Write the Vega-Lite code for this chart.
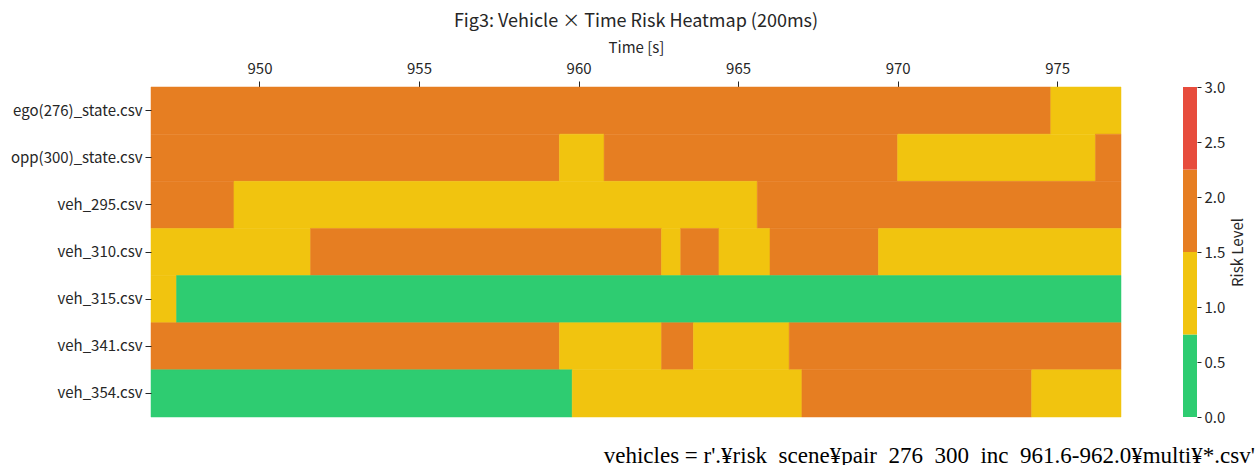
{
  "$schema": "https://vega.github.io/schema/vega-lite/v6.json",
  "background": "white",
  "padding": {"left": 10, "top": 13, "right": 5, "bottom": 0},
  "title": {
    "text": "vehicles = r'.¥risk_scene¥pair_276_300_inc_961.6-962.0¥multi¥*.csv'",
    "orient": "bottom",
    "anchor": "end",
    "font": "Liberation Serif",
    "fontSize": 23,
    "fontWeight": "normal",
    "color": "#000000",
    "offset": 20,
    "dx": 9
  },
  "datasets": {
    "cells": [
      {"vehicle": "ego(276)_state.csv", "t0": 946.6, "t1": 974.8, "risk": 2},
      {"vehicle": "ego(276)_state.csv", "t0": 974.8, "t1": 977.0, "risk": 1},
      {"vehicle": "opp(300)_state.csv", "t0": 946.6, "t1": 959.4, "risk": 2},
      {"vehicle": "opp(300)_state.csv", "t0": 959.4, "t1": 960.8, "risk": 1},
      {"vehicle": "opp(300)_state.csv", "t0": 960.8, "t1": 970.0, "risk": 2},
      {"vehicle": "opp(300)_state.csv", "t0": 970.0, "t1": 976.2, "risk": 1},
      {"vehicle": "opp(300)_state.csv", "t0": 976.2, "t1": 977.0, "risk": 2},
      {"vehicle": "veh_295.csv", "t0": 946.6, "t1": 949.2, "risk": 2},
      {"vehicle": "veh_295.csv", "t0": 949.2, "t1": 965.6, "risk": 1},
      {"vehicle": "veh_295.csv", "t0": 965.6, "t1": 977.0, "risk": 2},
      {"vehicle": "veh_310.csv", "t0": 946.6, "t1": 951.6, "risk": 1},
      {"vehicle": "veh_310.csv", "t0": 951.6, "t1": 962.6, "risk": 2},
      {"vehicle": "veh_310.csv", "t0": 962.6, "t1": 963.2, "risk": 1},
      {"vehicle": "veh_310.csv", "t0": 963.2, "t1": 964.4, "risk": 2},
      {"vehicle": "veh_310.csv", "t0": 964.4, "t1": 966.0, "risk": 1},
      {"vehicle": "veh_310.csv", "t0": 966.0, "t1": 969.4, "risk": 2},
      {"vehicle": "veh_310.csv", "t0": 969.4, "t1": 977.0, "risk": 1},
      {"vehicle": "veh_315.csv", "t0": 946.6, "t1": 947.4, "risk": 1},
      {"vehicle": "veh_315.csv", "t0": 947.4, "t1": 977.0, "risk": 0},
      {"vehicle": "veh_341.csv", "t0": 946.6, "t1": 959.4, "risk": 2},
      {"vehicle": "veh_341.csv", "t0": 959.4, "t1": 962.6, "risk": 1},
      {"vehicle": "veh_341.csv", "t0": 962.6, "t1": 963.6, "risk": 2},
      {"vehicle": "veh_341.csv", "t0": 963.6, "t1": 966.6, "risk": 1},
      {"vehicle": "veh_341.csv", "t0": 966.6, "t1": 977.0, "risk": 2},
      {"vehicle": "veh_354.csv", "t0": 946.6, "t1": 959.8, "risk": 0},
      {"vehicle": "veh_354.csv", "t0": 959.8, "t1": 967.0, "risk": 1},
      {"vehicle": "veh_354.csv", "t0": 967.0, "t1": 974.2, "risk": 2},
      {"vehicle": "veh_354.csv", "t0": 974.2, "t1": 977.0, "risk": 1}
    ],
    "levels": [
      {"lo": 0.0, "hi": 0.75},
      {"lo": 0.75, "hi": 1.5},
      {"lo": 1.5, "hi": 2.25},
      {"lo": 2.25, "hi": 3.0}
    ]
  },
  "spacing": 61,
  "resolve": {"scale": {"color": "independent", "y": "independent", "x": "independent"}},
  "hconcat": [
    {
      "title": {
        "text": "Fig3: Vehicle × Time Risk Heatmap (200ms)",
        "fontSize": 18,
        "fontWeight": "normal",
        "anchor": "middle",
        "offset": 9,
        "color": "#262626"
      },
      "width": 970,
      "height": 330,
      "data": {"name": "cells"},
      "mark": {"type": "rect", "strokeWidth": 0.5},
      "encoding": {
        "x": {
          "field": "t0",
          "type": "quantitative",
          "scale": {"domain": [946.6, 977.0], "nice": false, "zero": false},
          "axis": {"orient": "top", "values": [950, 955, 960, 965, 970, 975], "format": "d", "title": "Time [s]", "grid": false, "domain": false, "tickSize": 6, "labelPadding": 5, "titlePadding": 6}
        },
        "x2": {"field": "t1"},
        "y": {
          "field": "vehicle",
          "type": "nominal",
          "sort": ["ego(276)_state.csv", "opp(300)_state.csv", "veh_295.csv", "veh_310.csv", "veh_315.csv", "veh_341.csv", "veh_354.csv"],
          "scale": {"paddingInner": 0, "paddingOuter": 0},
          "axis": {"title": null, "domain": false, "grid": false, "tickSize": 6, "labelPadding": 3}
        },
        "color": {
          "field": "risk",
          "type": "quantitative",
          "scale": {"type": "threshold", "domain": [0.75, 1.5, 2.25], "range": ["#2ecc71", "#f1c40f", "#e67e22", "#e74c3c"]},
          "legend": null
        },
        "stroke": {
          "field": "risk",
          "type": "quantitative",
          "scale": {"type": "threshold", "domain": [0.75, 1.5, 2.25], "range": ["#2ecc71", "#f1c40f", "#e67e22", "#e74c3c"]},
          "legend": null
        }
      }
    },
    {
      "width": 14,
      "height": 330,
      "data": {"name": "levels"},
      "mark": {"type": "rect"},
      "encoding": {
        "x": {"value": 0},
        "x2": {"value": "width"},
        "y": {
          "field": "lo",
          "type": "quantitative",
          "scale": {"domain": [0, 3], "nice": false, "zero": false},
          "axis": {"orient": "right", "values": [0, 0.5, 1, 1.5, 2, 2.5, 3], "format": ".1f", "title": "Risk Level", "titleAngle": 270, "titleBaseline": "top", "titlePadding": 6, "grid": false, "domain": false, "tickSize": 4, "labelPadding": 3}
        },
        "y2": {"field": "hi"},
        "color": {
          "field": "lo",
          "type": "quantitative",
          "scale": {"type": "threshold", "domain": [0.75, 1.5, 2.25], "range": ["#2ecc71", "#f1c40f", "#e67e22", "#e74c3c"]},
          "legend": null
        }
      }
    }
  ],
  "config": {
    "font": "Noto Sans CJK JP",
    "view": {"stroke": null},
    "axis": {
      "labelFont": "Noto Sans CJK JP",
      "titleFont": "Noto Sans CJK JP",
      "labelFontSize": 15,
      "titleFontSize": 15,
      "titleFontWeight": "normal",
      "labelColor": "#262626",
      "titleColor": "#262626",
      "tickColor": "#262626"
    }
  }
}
● ● ● ● ● ● ●
Instructions for the task:
Strip out the pictures and quote the remaining data word for word.

The solution:
Write the Vega-Lite code for this chart.
{
  "$schema": "https://vega.github.io/schema/vega-lite/v6.json",
  "background": "white",
  "padding": {"left": 10, "top": 13, "right": 5, "bottom": 0},
  "title": {
    "text": "vehicles = r'.¥risk_scene¥pair_276_300_inc_961.6-962.0¥multi¥*.csv'",
    "orient": "bottom",
    "anchor": "end",
    "font": "Liberation Serif",
    "fontSize": 23,
    "fontWeight": "normal",
    "color": "#000000",
    "offset": 20,
    "dx": 9
  },
  "datasets": {
    "cells": [
      {"vehicle": "ego(276)_state.csv", "t0": 946.6, "t1": 974.8, "risk": 2},
      {"vehicle": "ego(276)_state.csv", "t0": 974.8, "t1": 977.0, "risk": 1},
      {"vehicle": "opp(300)_state.csv", "t0": 946.6, "t1": 959.4, "risk": 2},
      {"vehicle": "opp(300)_state.csv", "t0": 959.4, "t1": 960.8, "risk": 1},
      {"vehicle": "opp(300)_state.csv", "t0": 960.8, "t1": 970.0, "risk": 2},
      {"vehicle": "opp(300)_state.csv", "t0": 970.0, "t1": 976.2, "risk": 1},
      {"vehicle": "opp(300)_state.csv", "t0": 976.2, "t1": 977.0, "risk": 2},
      {"vehicle": "veh_295.csv", "t0": 946.6, "t1": 949.2, "risk": 2},
      {"vehicle": "veh_295.csv", "t0": 949.2, "t1": 965.6, "risk": 1},
      {"vehicle": "veh_295.csv", "t0": 965.6, "t1": 977.0, "risk": 2},
      {"vehicle": "veh_310.csv", "t0": 946.6, "t1": 951.6, "risk": 1},
      {"vehicle": "veh_310.csv", "t0": 951.6, "t1": 962.6, "risk": 2},
      {"vehicle": "veh_310.csv", "t0": 962.6, "t1": 963.2, "risk": 1},
      {"vehicle": "veh_310.csv", "t0": 963.2, "t1": 964.4, "risk": 2},
      {"vehicle": "veh_310.csv", "t0": 964.4, "t1": 966.0, "risk": 1},
      {"vehicle": "veh_310.csv", "t0": 966.0, "t1": 969.4, "risk": 2},
      {"vehicle": "veh_310.csv", "t0": 969.4, "t1": 977.0, "risk": 1},
      {"vehicle": "veh_315.csv", "t0": 946.6, "t1": 947.4, "risk": 1},
      {"vehicle": "veh_315.csv", "t0": 947.4, "t1": 977.0, "risk": 0},
      {"vehicle": "veh_341.csv", "t0": 946.6, "t1": 959.4, "risk": 2},
      {"vehicle": "veh_341.csv", "t0": 959.4, "t1": 962.6, "risk": 1},
      {"vehicle": "veh_341.csv", "t0": 962.6, "t1": 963.6, "risk": 2},
      {"vehicle": "veh_341.csv", "t0": 963.6, "t1": 966.6, "risk": 1},
      {"vehicle": "veh_341.csv", "t0": 966.6, "t1": 977.0, "risk": 2},
      {"vehicle": "veh_354.csv", "t0": 946.6, "t1": 959.8, "risk": 0},
      {"vehicle": "veh_354.csv", "t0": 959.8, "t1": 967.0, "risk": 1},
      {"vehicle": "veh_354.csv", "t0": 967.0, "t1": 974.2, "risk": 2},
      {"vehicle": "veh_354.csv", "t0": 974.2, "t1": 977.0, "risk": 1}
    ],
    "levels": [
      {"lo": 0.0, "hi": 0.75},
      {"lo": 0.75, "hi": 1.5},
      {"lo": 1.5, "hi": 2.25},
      {"lo": 2.25, "hi": 3.0}
    ]
  },
  "spacing": 61,
  "resolve": {"scale": {"color": "independent", "y": "independent", "x": "independent"}},
  "hconcat": [
    {
      "title": {
        "text": "Fig3: Vehicle × Time Risk Heatmap (200ms)",
        "fontSize": 18,
        "fontWeight": "normal",
        "anchor": "middle",
        "offset": 9,
        "color": "#262626"
      },
      "width": 970,
      "height": 330,
      "data": {"name": "cells"},
      "mark": {"type": "rect", "strokeWidth": 0.5},
      "encoding": {
        "x": {
          "field": "t0",
          "type": "quantitative",
          "scale": {"domain": [946.6, 977.0], "nice": false, "zero": false},
          "axis": {"orient": "top", "values": [950, 955, 960, 965, 970, 975], "format": "d", "title": "Time [s]", "grid": false, "domain": false, "tickSize": 6, "labelPadding": 5, "titlePadding": 6}
        },
        "x2": {"field": "t1"},
        "y": {
          "field": "vehicle",
          "type": "nominal",
          "sort": ["ego(276)_state.csv", "opp(300)_state.csv", "veh_295.csv", "veh_310.csv", "veh_315.csv", "veh_341.csv", "veh_354.csv"],
          "scale": {"paddingInner": 0, "paddingOuter": 0},
          "axis": {"title": null, "domain": false, "grid": false, "tickSize": 6, "labelPadding": 3}
        },
        "color": {
          "field": "risk",
          "type": "quantitative",
          "scale": {"type": "threshold", "domain": [0.75, 1.5, 2.25], "range": ["#2ecc71", "#f1c40f", "#e67e22", "#e74c3c"]},
          "legend": null
        },
        "stroke": {
          "field": "risk",
          "type": "quantitative",
          "scale": {"type": "threshold", "domain": [0.75, 1.5, 2.25], "range": ["#2ecc71", "#f1c40f", "#e67e22", "#e74c3c"]},
          "legend": null
        }
      }
    },
    {
      "width": 14,
      "height": 330,
      "data": {"name": "levels"},
      "mark": {"type": "rect"},
      "encoding": {
        "x": {"value": 0},
        "x2": {"value": "width"},
        "y": {
          "field": "lo",
          "type": "quantitative",
          "scale": {"domain": [0, 3], "nice": false, "zero": false},
          "axis": {"orient": "right", "values": [0, 0.5, 1, 1.5, 2, 2.5, 3], "format": ".1f", "title": "Risk Level", "titleAngle": 270, "titleBaseline": "top", "titlePadding": 6, "grid": false, "domain": false, "tickSize": 4, "labelPadding": 3}
        },
        "y2": {"field": "hi"},
        "color": {
          "field": "lo",
          "type": "quantitative",
          "scale": {"type": "threshold", "domain": [0.75, 1.5, 2.25], "range": ["#2ecc71", "#f1c40f", "#e67e22", "#e74c3c"]},
          "legend": null
        }
      }
    }
  ],
  "config": {
    "font": "Noto Sans CJK JP",
    "view": {"stroke": null},
    "axis": {
      "labelFont": "Noto Sans CJK JP",
      "titleFont": "Noto Sans CJK JP",
      "labelFontSize": 15,
      "titleFontSize": 15,
      "titleFontWeight": "normal",
      "labelColor": "#262626",
      "titleColor": "#262626",
      "tickColor": "#262626"
    }
  }
}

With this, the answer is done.